Jaruwat Jinmonca, der Gründer der christlichen Stiftung, erzählt bei einem Treffen in einem Bangkoker Wohnhochhaus, wie er bei seinen Befreiungsaktionen vorgeht. Derzeit beschäftigt ihn der Fall von 27 Opfern aus Thailand, die noch immer in einem Gebäude in Kambodscha festgehalten werden und sich an ihn gewandt haben. Die kambodschanische Polizei sei keine Hilfe, sagt er. Und die Personen direkt aus der Gefangenschaft zu holen, sei zu gefährlich. Er wartet deshalb, bis die Menschenhändler*innen ihre Opfer an einen neuen Ort bringen – eine regelmässige Rotation der Festgehaltenen zwischen verschiedenen Anlagen sei üblich. «Ausserhalb ihrer Gebäude gelingt uns der Zugriff am leichtesten», sagt er. Die Menschenhändler* innen nutzten laut Jaruwat die Dienste gewöhnlicher Reisebusunternehmen, um die Opfer zu verlegen. Sie würden die Fahrt nicht begleiten, um sich selbst nicht der Gefahr einer Festnahme auszusetzen. Die Busfahrer, die zum Reiseunternehmen gehörten und nicht mit den Kriminellen unter einer Decke steckten, würden bei einem Stopp informiert und die Insassen kämen so kampflos frei.

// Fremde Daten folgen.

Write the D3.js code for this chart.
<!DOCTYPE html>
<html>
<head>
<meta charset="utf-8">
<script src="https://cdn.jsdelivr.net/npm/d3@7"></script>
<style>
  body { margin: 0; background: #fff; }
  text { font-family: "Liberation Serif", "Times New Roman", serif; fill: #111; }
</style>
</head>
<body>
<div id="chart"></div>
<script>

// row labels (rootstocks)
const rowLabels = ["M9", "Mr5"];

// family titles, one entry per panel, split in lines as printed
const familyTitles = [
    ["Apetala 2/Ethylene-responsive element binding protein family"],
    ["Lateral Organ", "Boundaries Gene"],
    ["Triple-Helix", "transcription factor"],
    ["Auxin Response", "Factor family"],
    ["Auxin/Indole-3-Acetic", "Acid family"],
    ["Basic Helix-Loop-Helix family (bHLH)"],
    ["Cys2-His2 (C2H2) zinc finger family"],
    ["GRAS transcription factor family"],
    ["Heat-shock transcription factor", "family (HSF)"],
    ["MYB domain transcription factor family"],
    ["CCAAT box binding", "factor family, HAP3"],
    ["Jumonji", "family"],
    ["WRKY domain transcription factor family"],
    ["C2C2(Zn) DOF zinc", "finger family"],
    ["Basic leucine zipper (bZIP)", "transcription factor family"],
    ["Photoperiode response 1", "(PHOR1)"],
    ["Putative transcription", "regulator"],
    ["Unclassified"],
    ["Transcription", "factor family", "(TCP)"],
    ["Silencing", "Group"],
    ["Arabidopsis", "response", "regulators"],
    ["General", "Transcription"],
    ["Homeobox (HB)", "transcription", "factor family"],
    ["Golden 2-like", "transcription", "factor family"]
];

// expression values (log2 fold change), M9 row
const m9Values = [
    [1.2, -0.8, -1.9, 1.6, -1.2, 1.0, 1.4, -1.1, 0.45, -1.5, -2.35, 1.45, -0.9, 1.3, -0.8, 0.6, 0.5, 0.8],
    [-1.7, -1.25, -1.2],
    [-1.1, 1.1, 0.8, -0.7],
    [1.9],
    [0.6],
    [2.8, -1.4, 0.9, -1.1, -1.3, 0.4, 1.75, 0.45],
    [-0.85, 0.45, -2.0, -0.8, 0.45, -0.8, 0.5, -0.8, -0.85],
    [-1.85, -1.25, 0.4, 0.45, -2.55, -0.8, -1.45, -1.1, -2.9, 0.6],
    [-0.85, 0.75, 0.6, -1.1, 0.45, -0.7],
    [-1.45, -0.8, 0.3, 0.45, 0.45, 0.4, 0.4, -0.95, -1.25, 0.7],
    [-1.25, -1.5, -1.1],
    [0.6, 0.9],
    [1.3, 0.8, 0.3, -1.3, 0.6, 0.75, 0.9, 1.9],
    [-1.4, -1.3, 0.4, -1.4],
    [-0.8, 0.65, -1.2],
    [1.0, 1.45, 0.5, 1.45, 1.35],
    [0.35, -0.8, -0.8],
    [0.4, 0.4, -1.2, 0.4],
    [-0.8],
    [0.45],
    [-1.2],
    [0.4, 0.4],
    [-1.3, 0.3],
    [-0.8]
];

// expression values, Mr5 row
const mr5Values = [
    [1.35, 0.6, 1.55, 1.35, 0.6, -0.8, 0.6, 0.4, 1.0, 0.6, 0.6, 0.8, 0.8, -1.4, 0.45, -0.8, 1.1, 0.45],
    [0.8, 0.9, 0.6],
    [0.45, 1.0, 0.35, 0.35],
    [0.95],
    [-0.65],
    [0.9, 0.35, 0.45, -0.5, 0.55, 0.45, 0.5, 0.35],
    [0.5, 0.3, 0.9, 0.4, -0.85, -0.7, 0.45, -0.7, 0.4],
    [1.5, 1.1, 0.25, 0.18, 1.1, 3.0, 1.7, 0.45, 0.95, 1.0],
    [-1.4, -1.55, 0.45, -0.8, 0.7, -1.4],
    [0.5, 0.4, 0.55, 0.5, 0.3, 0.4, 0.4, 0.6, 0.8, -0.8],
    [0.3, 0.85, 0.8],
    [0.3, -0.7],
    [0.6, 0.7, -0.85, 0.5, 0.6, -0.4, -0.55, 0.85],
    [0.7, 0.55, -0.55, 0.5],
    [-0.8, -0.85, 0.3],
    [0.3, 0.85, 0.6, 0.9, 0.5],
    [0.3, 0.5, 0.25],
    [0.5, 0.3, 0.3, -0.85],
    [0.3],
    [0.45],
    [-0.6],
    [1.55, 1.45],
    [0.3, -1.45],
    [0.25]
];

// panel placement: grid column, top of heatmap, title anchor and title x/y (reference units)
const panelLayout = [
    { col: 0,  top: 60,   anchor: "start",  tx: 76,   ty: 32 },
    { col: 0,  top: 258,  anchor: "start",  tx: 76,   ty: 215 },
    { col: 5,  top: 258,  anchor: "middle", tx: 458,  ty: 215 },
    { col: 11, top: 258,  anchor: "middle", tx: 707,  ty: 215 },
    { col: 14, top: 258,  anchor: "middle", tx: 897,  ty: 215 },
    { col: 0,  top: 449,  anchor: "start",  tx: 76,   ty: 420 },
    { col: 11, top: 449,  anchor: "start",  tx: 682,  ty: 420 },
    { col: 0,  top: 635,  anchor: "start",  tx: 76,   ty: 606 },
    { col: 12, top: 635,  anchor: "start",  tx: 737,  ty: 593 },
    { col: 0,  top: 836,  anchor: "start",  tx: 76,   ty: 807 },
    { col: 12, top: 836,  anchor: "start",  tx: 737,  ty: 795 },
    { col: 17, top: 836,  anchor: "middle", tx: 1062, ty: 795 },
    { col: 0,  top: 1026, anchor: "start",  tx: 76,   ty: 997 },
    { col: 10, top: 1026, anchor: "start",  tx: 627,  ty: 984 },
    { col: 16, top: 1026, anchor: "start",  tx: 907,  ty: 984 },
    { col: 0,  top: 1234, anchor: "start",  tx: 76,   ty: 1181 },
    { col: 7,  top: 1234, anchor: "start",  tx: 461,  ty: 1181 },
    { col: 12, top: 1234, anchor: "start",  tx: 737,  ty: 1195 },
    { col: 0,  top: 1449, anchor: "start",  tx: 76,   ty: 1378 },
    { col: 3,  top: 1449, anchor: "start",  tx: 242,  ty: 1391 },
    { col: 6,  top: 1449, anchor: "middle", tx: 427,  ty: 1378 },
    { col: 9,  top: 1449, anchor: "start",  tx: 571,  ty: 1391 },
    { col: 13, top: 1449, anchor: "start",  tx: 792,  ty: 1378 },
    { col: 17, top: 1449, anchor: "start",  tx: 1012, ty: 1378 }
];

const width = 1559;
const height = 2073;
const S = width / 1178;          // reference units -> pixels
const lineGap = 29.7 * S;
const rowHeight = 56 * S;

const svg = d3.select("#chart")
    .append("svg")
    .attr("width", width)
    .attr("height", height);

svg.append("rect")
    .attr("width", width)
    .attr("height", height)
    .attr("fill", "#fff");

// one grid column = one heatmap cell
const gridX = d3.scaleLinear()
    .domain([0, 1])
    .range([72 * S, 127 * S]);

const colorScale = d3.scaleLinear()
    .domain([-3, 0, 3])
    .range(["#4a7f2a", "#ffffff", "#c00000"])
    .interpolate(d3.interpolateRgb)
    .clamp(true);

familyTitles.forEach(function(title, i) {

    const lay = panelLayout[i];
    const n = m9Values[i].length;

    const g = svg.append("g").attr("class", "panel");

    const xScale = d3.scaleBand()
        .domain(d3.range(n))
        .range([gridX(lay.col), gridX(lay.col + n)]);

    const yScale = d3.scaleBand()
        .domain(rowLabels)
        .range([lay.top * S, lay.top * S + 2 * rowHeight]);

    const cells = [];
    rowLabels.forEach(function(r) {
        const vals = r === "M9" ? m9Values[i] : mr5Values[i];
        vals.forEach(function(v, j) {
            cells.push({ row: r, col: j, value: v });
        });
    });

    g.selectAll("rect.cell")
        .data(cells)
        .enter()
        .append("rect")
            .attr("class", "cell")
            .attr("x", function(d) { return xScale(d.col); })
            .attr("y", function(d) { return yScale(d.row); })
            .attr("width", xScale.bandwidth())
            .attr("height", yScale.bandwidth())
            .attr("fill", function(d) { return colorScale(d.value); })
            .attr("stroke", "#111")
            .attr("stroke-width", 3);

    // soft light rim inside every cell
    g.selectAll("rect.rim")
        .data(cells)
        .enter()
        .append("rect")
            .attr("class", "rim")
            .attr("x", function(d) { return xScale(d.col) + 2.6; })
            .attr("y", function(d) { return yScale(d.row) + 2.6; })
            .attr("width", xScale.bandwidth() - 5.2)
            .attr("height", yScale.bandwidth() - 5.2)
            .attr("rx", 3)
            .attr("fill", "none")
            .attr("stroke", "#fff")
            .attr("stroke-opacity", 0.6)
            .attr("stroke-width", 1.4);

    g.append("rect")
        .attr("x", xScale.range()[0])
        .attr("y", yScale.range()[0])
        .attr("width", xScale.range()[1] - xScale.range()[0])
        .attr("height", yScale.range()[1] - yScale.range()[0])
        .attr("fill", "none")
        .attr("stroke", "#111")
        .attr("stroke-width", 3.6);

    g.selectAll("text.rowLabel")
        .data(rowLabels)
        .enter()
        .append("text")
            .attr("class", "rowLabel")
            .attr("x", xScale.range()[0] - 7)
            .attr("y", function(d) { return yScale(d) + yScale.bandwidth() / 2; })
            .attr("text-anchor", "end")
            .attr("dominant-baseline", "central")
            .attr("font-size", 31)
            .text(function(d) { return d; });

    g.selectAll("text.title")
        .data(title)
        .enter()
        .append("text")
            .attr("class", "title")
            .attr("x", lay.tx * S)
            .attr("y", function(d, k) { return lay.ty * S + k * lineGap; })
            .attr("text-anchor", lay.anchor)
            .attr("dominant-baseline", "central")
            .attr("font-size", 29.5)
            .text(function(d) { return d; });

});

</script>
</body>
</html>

Den kambodschanischen Behörden wirft Jaruwat vor, zu wenig gegen die kriminellen Machenschaften zu unternehmen. Im September kam es nach öffentlichem Druck zwar zu Razzien, bei denen rund 1000 Personen befreit wurden. «Korruption sorgt aber dafür, dass die Täter ungeschoren davonkommen – und immer wenn eine Anlage schliesst, macht eine neue auf», sagt Jaruwat. Die vereinzelten Festnahmen der vergangenen Monate beschränkten sich offenbar auf Personen mit untergeordneten Rollen in dem Menschenhandelsring.

Jaruwat fordert internationale Unterstützung, um den Sumpf trockenzulegen. «Nur wenn auf Kambodschas Regierung weltweit Druck gemacht wird, wird sich an der Situation etwas ändern», sagt er. Auch der Uno-Sonderberichterstatter Vitit Muntarbhorn betont, Kambodscha müsse Gegenmassnahmen mit grösserer Vehemenz ergreifen.

Für Nop ist die Tortur auch Monate nach seiner Freilassung noch nicht vorbei. Er wurde wegen seiner Verwicklungen in Online-Betrugsfälle in Thailand angeklagt – und muss nun vor Gericht beweisen, dass er Opfer und nicht Täter war.